Scott Kane-USA TODAY Sports

Scott Kane-USA TODAY Sports

Oh what a difference a few months can make.

Just this past February, the Seattle Seahawks put forth one of the most dominating performances in Super Bowl history, beating the ever-loving tar out of the Denver Broncos. Seattle won 43-8, and with the majority of their team intact for the beginning of the 2014 season, they were yet again a popular pick to win it all.

An opening night route of the Green Bay Packers did nothing to dissuade this theory. After making Packers quarterback Aaron Rodgers look like a high school walk-on, it was all but set in stone: Seattle’s defense was just as fear-inducing as ever. On top of this, many pundits were placing Seahawks quarterback Russell Wilson among the elite signal-callers of the NFL.

Today, things are, to put it loosely, much different.

The Seahawks are coming off a stunning loss to the St. Louis Rams, a team which entered the game with a 1-4 record and a woeful discrepancy in talent when compared to their opponent. The Rams won despite quarterback Austin Davis throwing for a measly 155 yards. They won despite gaining just 102 yards on the ground. Seattle’s heralded defense generated zero turnovers. For the first time since October of 2012, the Seahawks found themselves losers of two straight games.

As if this wasn’t enough, Seattle also found themselves in the headlines for their trade of wideout Percy Harvin. The move was not only notable due to the fact the Seahawks had just signed Harvin to a six-year, $67 million contract in 2013, but also due to the stories coming out about the receiver as he made his way out the door. Reports of physical altercations with teammates and locker room issues sprung up from all over, as it soon appeared as though Seattle felt they couldn’t just possibly move Harvin, they had to.

In the past week, more and more stories continue to pop up painting the Seahawks, once seen as a team effectively built to destroy anyone in their path without breaking a sweat, now as a unit possibly in disarray. The suddenness of this stark change is quite surprising, and it leaves onlookers to wonder if we are witnessing Seattle derail before our very eyes.

A report from Mike Freeman of Bleacher Report has done the Seahawks no favors as they attempt to pick up the pieces from the past week. Freeman details a locker room initially seen around the league as cohesive, but now a place simmering with turmoil. A huge element of Harvin’s removal from the team, Freeman says, was his clashing with Wilson. Not only was Harvin having issues with his quarterback, he apparently was speeding up the process of the Seahawks locker room dividing into pro-Wilson and anti-Wilson camps.
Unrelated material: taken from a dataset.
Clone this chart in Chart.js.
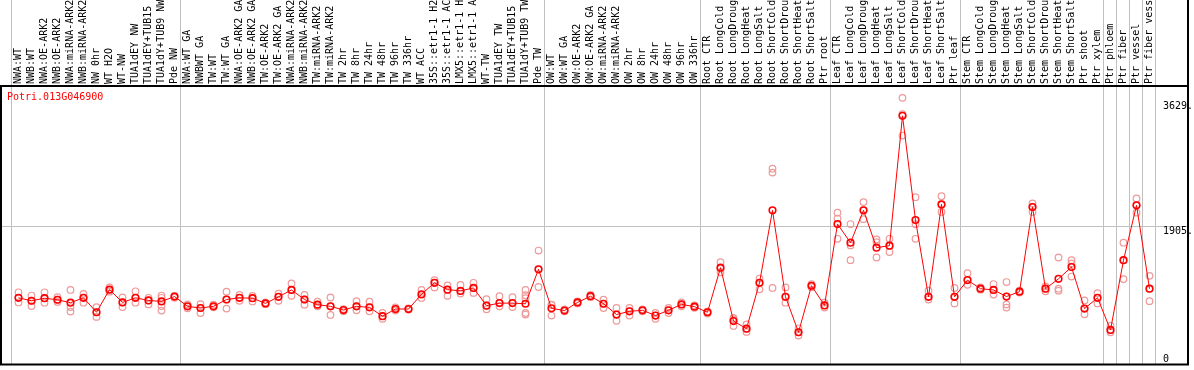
<!DOCTYPE html>
<html>
<head>
<meta charset="utf-8">
<script src="https://cdn.jsdelivr.net/npm/chart.js@4/dist/chart.umd.min.js"></script>
<style>
  html, body { margin: 0; padding: 0; background: #fff; }
  canvas { display: block; }
</style>
</head>
<body>
<canvas id="chart" width="1194" height="370"></canvas>
<script>
// sample names (top, rotated)
const categories = [
  'NWA:WT', 'NWB:WT', 'NWA:OE-ARK2', 'NWB:OE-ARK2', 'NWA:miRNA-ARK2', 'NWB:miRNA-ARK2', 'NW 0hr',
  'WT H2O', 'WT-NW', 'TUA1dEY NW', 'TUA1dEY+TUB15 NW', 'TUA1dY+TUB9 NW', 'Pde NW',
  'NWA:WT GA', 'NWBWT GA', 'TW:WT', 'TW:WT GA', 'NWA:OE-ARK2 GA', 'NWB:OE-ARK2 GA', 'TW:OE-ARK2',
  'TW:OE-ARK2 GA', 'NWA:miRNA-ARK2', 'NWB:miRNA-ARK2', 'TW:miRNA-ARK2', 'TW:miRNA-ARK2', 'TW 2hr',
  'TW 8hr', 'TW 24hr', 'TW 48hr', 'TW 96hr', 'TW 336hr', 'WT ACC', '35S::etr1-1 H2O', '35S::etr1-1 ACC',
  'LMX5::etr1-1 H2O', 'LMX5::etr1-1 ACC', 'WT-TW', 'TUA1dEY TW', 'TUA1dEY+TUB15 TW', 'TUA1dY+TUB9 TW', 'Pde TW',
  'OW:WT', 'OW:WT GA', 'OW:OE-ARK2', 'OW:OE-ARK2 GA', 'OW:miRNA-ARK2', 'OW:miRNA-ARK2', 'OW 2hr',
  'OW 8hr', 'OW 24hr', 'OW 48hr', 'OW 96hr', 'OW 336hr',
  'Root CTR', 'Root LongCold', 'Root LongDrought', 'Root LongHeat', 'Root LongSalt', 'Root ShortCold',
  'Root ShortDrought', 'Root ShortHeat', 'Root ShortSalt', 'Ptr root',
  'Leaf CTR', 'Leaf LongCold', 'Leaf LongDrought', 'Leaf LongHeat', 'Leaf LongSalt', 'Leaf ShortCold',
  'Leaf ShortDrought', 'Leaf ShortHeat', 'Leaf ShortSalt', 'Ptr leaf',
  'Stem CTR', 'Stem LongCold', 'Stem LongDrought', 'Stem LongHeat', 'Stem LongSalt', 'Stem ShortCold',
  'Stem ShortDrought', 'Stem ShortHeat', 'Stem ShortSalt', 'Ptr shoot', 'Ptr xylem',
  'Ptr phloem', 'Ptr fiber', 'Ptr vessel', 'Ptr fiber vessel'
];

// mean expression per sample
const means = [
  841, 797, 835, 812, 768, 841, 626, 963, 772, 841, 802, 787, 860,
  714, 689, 714, 816, 841, 835, 758, 856, 958, 816, 739, 714, 659, 714, 699, 567, 674, 674, 894,
  1065, 963, 944, 988, 724, 762, 762, 753, 1266,
  684, 651, 772, 865, 753, 592, 640, 655, 577, 655, 743, 709,
  626, 1290, 494, 381, 1065, 2145, 856, 328, 1021, 728,
  1940, 1662, 2145, 1588, 1618, 3552, 1999, 856, 2233, 856,
  1105, 977, 958, 860, 933, 2194, 977, 1124, 1300, 680, 841, 362, 1402, 2219, 977
];

// replicate values per sample
const replicates = [
  [923, 841, 772], [875, 797, 718], [923, 835, 768], [850, 812, 780], [958, 703, 636],
  [900, 841, 768], [703, 626, 557], [996, 963, 933], [846, 772, 703], [938, 841, 768],
  [841, 802, 743], [875, 841, 718, 651], [870, 860, 841],
  [743, 714, 684], [747, 689, 615], [739, 714, 699], [933, 816, 680], [885, 841, 797],
  [870, 835, 787], [772, 758, 747], [904, 856, 797], [1055, 958, 870], [885, 816, 739],
  [783, 739, 714], [846, 714, 586], [674, 659, 640], [791, 714, 655], [783, 699, 640],
  [615, 567, 528], [699, 674, 651], [684, 674, 665], [958, 885, 839], [1105, 1065, 996],
  [1026, 963, 870], [1032, 944, 904], [1065, 988, 914], [821, 724, 670], [865, 762, 714],
  [850, 762, 703], [958, 879, 835, 615, 592], [1545, 1266, 1002],
  [739, 736, 577], [669, 651, 640], [787, 772, 758], [885, 865, 850], [812, 753, 689],
  [689, 592, 498], [689, 640, 577], [670, 655, 640], [615, 577, 528], [689, 655, 615],
  [772, 743, 714], [728, 709, 692],
  [640, 626, 607], [1373, 1275, 1222], [542, 518, 422], [445, 381, 333], [1128, 1065, 967],
  [2765, 2707, 988], [996, 856, 768], [387, 328, 278], [1043, 1021, 999], [768, 728, 695],
  [2110, 2022, 1720], [1940, 1622, 1402], [2267, 2145, 2013], [1710, 1671, 1442], [1720, 1618, 1524],
  [3820, 3577, 3259], [2340, 1937, 1720], [948, 856, 816], [2355, 2233, 2120], [988, 856, 758],
  [1207, 1105, 1036], [996, 977, 963], [1046, 958, 889], [1076, 743, 695], [948, 933, 919],
  [2248, 2194, 2120], [1011, 977, 938], [1442, 977, 948], [1402, 1354, 1158], [802, 680, 596],
  [909, 841, 758], [425, 362, 328], [1662, 1402, 1120], [2321, 2219, 2110], [1168, 977, 791]
];

const yTickValues = [0, 1905, 3629];
const yTickLabels = ['0', '1905.', '3629.'];
const gridValue = 1905;
// index where a new sample group starts
const groupBreaks = [0, 13, 41, 53, 63, 73, 84, 85, 86, 87, 88];
const geneName = 'Potri.013G046900';

const MONO = '"DejaVu Sans Mono", "Liberation Mono", monospace';

// one dataset per replicate slot, nulls where a sample has fewer reps
const maxReps = Math.max(...replicates.map(r => r.length));
const repSets = [];
for (let k = 0; k < maxReps; k++) {
  repSets.push({
    data: replicates.map(r => (r[k] === undefined ? null : r[k])),
    showLine: false,
    pointRadius: 3.3,
    pointBorderWidth: 1.2,
    pointBorderColor: '#ee9a9a',
    pointBackgroundColor: 'rgba(0,0,0,0)',
    borderColor: '#ee9a9a'
  });
}

const decor = {
  id: 'decor',
  beforeDatasetsDraw(chart) {
    const { ctx, chartArea, scales } = chart;
    ctx.save();
    ctx.strokeStyle = '#c0c0c0';
    ctx.lineWidth = 1;
    const gy = Math.round(scales.y.getPixelForValue(gridValue)) + 0.5;
    ctx.beginPath();
    ctx.moveTo(1, gy);
    ctx.lineTo(1188, gy);
    ctx.stroke();
    groupBreaks.forEach(b => {
      const px = Math.round(scales.x.getPixelForValue(b - 0.5)) - 0.5;
      ctx.beginPath();
      ctx.moveTo(px, 0);
      ctx.lineTo(px, chartArea.bottom);
      ctx.stroke();
    });
    ctx.restore();
  },
  afterDraw(chart) {
    const { ctx, chartArea, scales } = chart;
    ctx.save();
    // black frame
    ctx.strokeStyle = '#000';
    ctx.lineWidth = 2;
    ctx.beginPath();
    ctx.moveTo(1, chartArea.top - 1);
    ctx.lineTo(1, chartArea.bottom);
    ctx.lineTo(1188, chartArea.bottom);
    ctx.lineTo(1188, 0);
    ctx.moveTo(0, chartArea.top - 1);
    ctx.lineTo(1188, chartArea.top - 1);
    ctx.stroke();

    ctx.font = '10px ' + MONO;
    ctx.fillStyle = '#ff0000';
    ctx.textAlign = 'left';
    ctx.textBaseline = 'middle';
    ctx.fillText(geneName, 7, 97);

    // value labels on the right, inside the frame
    ctx.fillStyle = '#000';
    yTickValues.forEach((v, i) => {
      const py = scales.y.getPixelForValue(v);
      const top = i === yTickValues.length - 1;
      ctx.textBaseline = top ? 'bottom' : 'top';
      ctx.fillText(yTickLabels[i], 1163, top ? py + 1 : py);
    });
    ctx.restore();
  }
};

const ctx = document.getElementById('chart').getContext('2d');
const chart = new Chart(ctx, {
  type: 'line',
  data: {
    labels: categories,
    datasets: [{
      data: means,
      borderColor: '#ff0000',
      borderWidth: 1,
      tension: 0,
      pointRadius: 3.3,
      pointBorderWidth: 1.6,
      pointBorderColor: '#ff0000',
      pointBackgroundColor: 'rgba(0,0,0,0)'
    }].concat(repSets)
  },
  options: {
    responsive: false,
    animation: false,
    devicePixelRatio: 1,
    layout: { padding: { left: 12, right: 38, top: 0, bottom: 1 } },
    plugins: { legend: { display: false }, tooltip: { enabled: false } },
    scales: {
      x: {
        position: 'top',
        offset: true,
        grid: { display: false, drawTicks: false },
        border: { display: false },
        ticks: {
          autoSkip: false,
          minRotation: 90,
          maxRotation: 90,
          padding: 3,
          labelOffset: 12,
          color: '#000',
          font: { family: MONO, size: 10 }
        },
        afterFit(scale) { scale.height = 87; }
      },
      y: {
        display: false,
        min: -151,
        max: 3982
      }
    }
  },
  plugins: [decor]
});
</script>
</body>
</html>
The last statement is equal parts confusing and concerning. Wilson is seen around the league as not only one of the best players in the NFL, but also one of the best all-around people. He’s shown undeniable leadership qualities and talent, as seen by the fact he’s just midway through his third season and he already has a Super Bowl ring. And yet, the team still has a sizable amount of players on the roster who aren’t big fans of him?

Such headlines seem to leave much more questions than they do answers. If one of the primary reasons Harvin was traded was his dislike of Wilson, what happens with the rest of the players who reportedly have issues with Seattle’s quarterback? Are the Seahawks going to discard any and all dissenters of Wilson? Furthermore, just how much debris did Harvin leave behind? Apparently, running back Marshawn Lynch almost refused to board the team bus when hearing the news of the Harvin trade. Freeman claims players told him the locker room was indeed divided in their opinions of Wilson, but is Harvin’s departure enough to fix things? Or will it only rattle the cage of a suddenly fragile looking franchise?

In examining the wave of concerns the Seahawks are now dealing with, I’m not sure which is more troubling, the issues themselves or how quickly they came about.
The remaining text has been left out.